According to the Log Cabin Republicans, the US Department of Justice is filing an emergency motion with the Ninth Circuit Court of Appeals pleading with the court to reconsider its recent order suspending the law.
“This latest manoeuvre by the President continues a pattern of doublespeak that all Americans should find troubling. All this does is further confuse the situation for our men and women in uniform,” said R. Clarke Cooper, Log Cabin Republicans Executive Director, combat veteran and captain in the United States Army Reserve.
The confusing move comes after it was reported last week that the US military would start accepting gay and lesbian recruits.
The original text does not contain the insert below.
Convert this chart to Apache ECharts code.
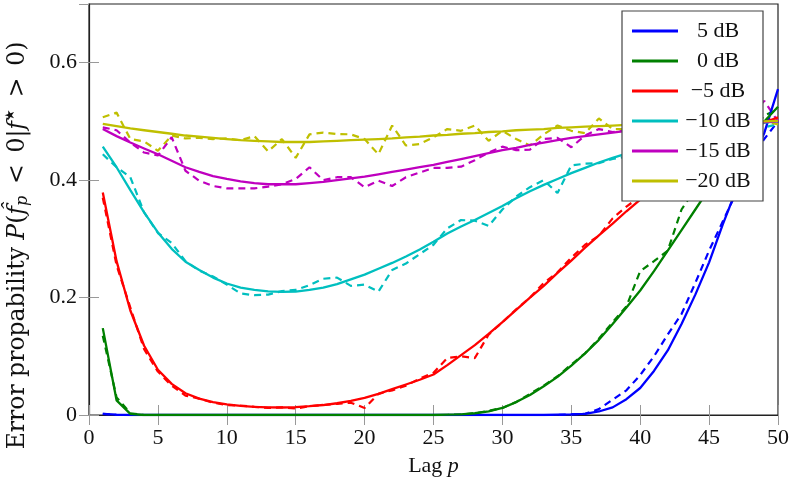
<!DOCTYPE html>
<html>
<head>
<meta charset="utf-8">
<script src="https://cdn.jsdelivr.net/npm/echarts@6/dist/echarts.min.js"></script>
<style>html,body{margin:0;padding:0;background:#fff}#c{width:790px;height:482px}</style>
</head>
<body>
<div id="c"></div>
<script>
const lags = Array.from({length: 50}, (_, i) => i + 1);
const xTicks = [0, 5, 10, 15, 20, 25, 30, 35, 40, 45, 50];
const yTicks = [0, 0.2, 0.4, 0.6];
const names = ['5 dB', '0 dB', '\u22125 dB', '\u221210 dB', '\u221215 dB', '\u221220 dB'];
const colors = ['#0000ff', '#008000', '#ff0000', '#00bfbf', '#bf00bf', '#bfbf00'];

// theory (solid)
const theory5 = [0.002,0.0005,0,0,0,0,0,0,0,0, 0,0,0,0,0,0,0,0,0,0, 0,0,0,0,0,0,0,0,0,0, 0,0,0,0.0005,0.001,0.002,0.006,0.013,0.027,0.046, 0.075,0.11,0.155,0.205,0.26,0.325,0.385,0.43,0.48,0.555];
const theory0 = [0.148,0.025,0.002,0,0,0,0,0,0,0, 0,0,0,0,0,0,0,0,0,0, 0,0,0,0,0,0.0005,0.001,0.003,0.006,0.012, 0.022,0.034,0.049,0.065,0.084,0.105,0.128,0.155,0.183,0.212, 0.245,0.28,0.315,0.35,0.385,0.415,0.445,0.475,0.50,0.525];
const theoryM5 = [0.379,0.262,0.178,0.118,0.077,0.053,0.037,0.028,0.022,0.018, 0.0155,0.0138,0.013,0.0128,0.0133,0.015,0.017,0.02,0.024,0.029, 0.036,0.044,0.052,0.06,0.069,0.085,0.102,0.119,0.138,0.158, 0.179,0.2,0.22,0.242,0.263,0.285,0.306,0.326,0.347,0.367, 0.386,0.404,0.421,0.437,0.452,0.465,0.477,0.488,0.498,0.507];
const theoryM10 = [0.457,0.422,0.383,0.345,0.311,0.283,0.261,0.247,0.234,0.224, 0.217,0.213,0.2105,0.2097,0.2103,0.213,0.217,0.223,0.231,0.239, 0.249,0.259,0.27,0.282,0.295,0.309,0.321,0.332,0.344,0.356, 0.369,0.381,0.392,0.402,0.412,0.421,0.43,0.438,0.445,0.452, 0.459,0.466,0.472,0.478,0.483,0.488,0.492,0.495,0.498,0.5];
const theoryM15 = [0.487,0.475,0.464,0.454,0.444,0.433,0.422,0.414,0.407,0.402, 0.398,0.395,0.393,0.393,0.393,0.395,0.397,0.4,0.403,0.406, 0.41,0.414,0.418,0.422,0.426,0.431,0.436,0.441,0.446,0.451, 0.455,0.46,0.464,0.468,0.472,0.475,0.478,0.481,0.484,0.486, 0.488,0.49,0.492,0.494,0.495,0.496,0.497,0.498,0.499,0.5];
const theoryM20 = [0.496,0.492,0.488,0.485,0.482,0.479,0.476,0.474,0.472,0.47, 0.468,0.467,0.466,0.465,0.465,0.465,0.466,0.467,0.468,0.469, 0.47,0.471,0.473,0.474,0.476,0.477,0.479,0.48,0.482,0.483, 0.485,0.486,0.487,0.489,0.49,0.491,0.492,0.493,0.494,0.495, 0.496,0.497,0.497,0.498,0.498,0.499,0.499,0.5,0.5,0.501];

// empirical (dashed)
const sim5 = [0.002,0,0,0,0,0,0,0,0,0, 0,0,0,0,0,0,0,0,0,0, 0,0,0,0,0,0,0,0,0,0, 0,0,0,0,0.001,0.002,0.01,0.026,0.042,0.068, 0.10,0.137,0.172,0.225,0.28,0.33,0.38,0.43,0.47,0.50];
const sim0 = [0.135,0.03,0.003,0,0,0,0,0,0,0, 0,0,0,0,0,0,0,0,0,0, 0,0,0,0,0,0,0.001,0.003,0.007,0.012, 0.022,0.036,0.05,0.066,0.086,0.105,0.13,0.158,0.185,0.245, 0.262,0.28,0.35,0.385,0.40,0.43,0.45,0.48,0.51,0.52];
const simM5 = [0.37,0.255,0.183,0.112,0.074,0.05,0.033,0.028,0.021,0.017, 0.016,0.014,0.012,0.013,0.011,0.015,0.017,0.019,0.021,0.012, 0.036,0.042,0.05,0.062,0.072,0.097,0.10,0.097,0.137,0.158, 0.18,0.2,0.225,0.243,0.268,0.29,0.305,0.335,0.355,0.372, 0.39,0.41,0.42,0.44,0.455,0.46,0.48,0.49,0.505,0.50];
const simM10 = [0.444,0.422,0.405,0.345,0.31,0.293,0.262,0.246,0.236,0.222, 0.207,0.204,0.205,0.211,0.213,0.221,0.232,0.234,0.22,0.222, 0.21,0.247,0.258,0.274,0.29,0.318,0.332,0.331,0.322,0.35, 0.372,0.388,0.40,0.378,0.425,0.428,0.429,0.436,0.44,0.455, 0.46,0.47,0.465,0.48,0.488,0.485,0.495,0.49,0.49,0.495];
const simM15 = [0.49,0.485,0.464,0.447,0.442,0.473,0.416,0.399,0.39,0.386, 0.386,0.386,0.389,0.393,0.402,0.422,0.40,0.405,0.405,0.388, 0.399,0.39,0.405,0.413,0.421,0.421,0.423,0.434,0.447,0.457, 0.451,0.452,0.47,0.472,0.456,0.476,0.487,0.482,0.485,0.49, 0.48,0.495,0.49,0.50,0.495,0.505,0.495,0.51,0.535,0.50];
const simM20 = [0.507,0.515,0.47,0.466,0.45,0.476,0.471,0.472,0.47,0.471, 0.468,0.475,0.449,0.47,0.438,0.478,0.481,0.4785,0.478,0.47, 0.444,0.493,0.459,0.4615,0.473,0.487,0.484,0.493,0.467,0.484, 0.47,0.459,0.478,0.493,0.484,0.48,0.505,0.487,0.487,0.49, 0.50,0.485,0.495,0.505,0.49,0.50,0.495,0.505,0.50,0.495];

const theory = [theory5, theory0, theoryM5, theoryM10, theoryM15, theoryM20];
const sim = [sim5, sim0, simM5, simM10, simM15, simM20];

const FONT = 'Liberation Serif';
const YFONT = 'DejaVu Serif';
const series = [];
for (let k = 0; k < 6; k++) {
  series.push({
    name: names[k] + ' sim', type: 'line', xAxisIndex: 0, yAxisIndex: 0,
    data: lags.map((p, i) => [p, sim[k][i]]),
    showSymbol: false, symbol: 'none', z: 2,
    color: colors[k],
    lineStyle: { color: colors[k], width: 2.2, type: [7, 5] }
  });
  series.push({
    name: names[k], type: 'line', xAxisIndex: 0, yAxisIndex: 0,
    data: lags.map((p, i) => [p, theory[k][i]]),
    showSymbol: false, symbol: 'none', z: 3,
    color: colors[k],
    itemStyle: { color: colors[k] },
    lineStyle: { color: colors[k], width: 2.3 }
  });
}

const tickStyle = { show: true, inside: true, length: 10, lineStyle: { color: '#999', width: 1 } };
const LS = 23.5;
const chart = echarts.init(document.getElementById('c'), null, { renderer: 'canvas' });
chart.setOption({
  animation: false,
  backgroundColor: '#fff',
  grid: { left: 89, right: 12, top: 4, bottom: 67, outerBoundsMode: 'none', containLabel: false,
    show: true, borderColor: '#222', borderWidth: 1.2, backgroundColor: 'transparent' },
  legend: {
    data: names,
    orient: 'vertical',
    left: 622, top: 11,
    padding: [9, 10, 9, 10],
    itemWidth: 46, itemHeight: 3, itemGap: 8, itemTextGap: 5,
    icon: 'rect',
    backgroundColor: '#fff',
    borderColor: '#444', borderWidth: 1.2,
    formatter: n => '{c|' + n + '}',
    textStyle: { fontFamily: FONT, fontSize: 22, color: '#111',
      rich: { c: { width: 70, align: 'center', fontFamily: FONT, fontSize: 22, lineHeight: 22, color: '#111' } } }
  },
  xAxis: [{
    type: 'value', min: 0, max: 50, interval: 5, position: 'bottom',
    axisLine: { show: true, lineStyle: { color: '#222', width: 1.2 } },
    axisTick: tickStyle, splitLine: { show: false },
    axisLabel: { fontFamily: FONT, fontSize: 22, color: '#111', margin: 12 },
    name: '{r|Lag }{i|p}', nameLocation: 'middle', nameGap: 40,
    nameTextStyle: { fontFamily: FONT, fontSize: 22, color: '#111',
      rich: { r: { fontFamily: FONT, fontSize: 22, color: '#111' }, i: { fontFamily: FONT, fontSize: 22, fontStyle: 'italic', color: '#111' } } }
  }, {
    type: 'value', min: 0, max: 50, interval: 5, position: 'top',
    axisLine: { show: false }, axisTick: tickStyle, axisLabel: { show: false }, splitLine: { show: false }
  }],
  yAxis: [{
    type: 'value', min: 0, max: 0.7, interval: 0.2, position: 'left',
    axisLine: { show: true, lineStyle: { color: '#222', width: 1.2 } },
    axisTick: tickStyle, splitLine: { show: false },
    axisLabel: { fontFamily: FONT, fontSize: 22, color: '#111', margin: 12, showMaxLabel: false,
      formatter: v => (yTicks.some(t => Math.abs(t - v) < 1e-9) ? String(+v.toFixed(1)) : '') },
    name: '{r|Error propability }{i|P}{r|(}{i|f\u0302}{s|p}{r|\u2002<\u20020|}{i|f}{u|\u2605}{r|\u2002>\u20020)}',
    nameLocation: 'middle', nameGap: 58, nameRotate: 90,
    nameTextStyle: { fontFamily: YFONT, fontSize: LS, color: '#111', padding: [0, 72, 0, 0],
      rich: {
        r: { fontFamily: YFONT, fontSize: LS, color: '#111', lineHeight: 27 },
        i: { fontFamily: YFONT, fontSize: LS, fontStyle: 'italic', color: '#111', lineHeight: 27 },
        s: { fontFamily: YFONT, fontSize: 16, fontStyle: 'italic', color: '#111', lineHeight: 16, verticalAlign: 'bottom' },
        u: { fontFamily: YFONT, fontSize: 13, color: '#111', lineHeight: 14, verticalAlign: 'top' }
      } }
  }, {
    type: 'value', min: 0, max: 0.7, interval: 0.2, position: 'right',
    axisLine: { show: false }, axisTick: tickStyle, axisLabel: { show: false }, splitLine: { show: false }
  }],
  series: series
});
</script>
</body>
</html>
“Let me be clear – the president is asking the court for the power to continue threatening servicemembers with investigation and discharge, and the right to turn away qualified Americans from military service for no reason other than their sexual orientation,” said Cooper.
“It is shameful that a president who has taken credit for opposing the policy is taking extreme measures to keep it on life support,” he added.
Army Veteran and Servicemembers Legal Defense Network (SLDN) Executive Director Aubrey Sarvis also commented on the reports about the Department of Justice’s plans.
“At SLDN, we are frustrated by this last-minute filing, which could well add more delay and confusion for service members. This development only serves to underscore the need for immediate certification and finality,” he said.
While ‘Don’t Ask, Don’t Tell’ was repealed in December last year by the US Senate, the law has remained in force until training personnel on the issue is complete and a report confirming that the repeal will not negatively affect the military is accepted by the US government.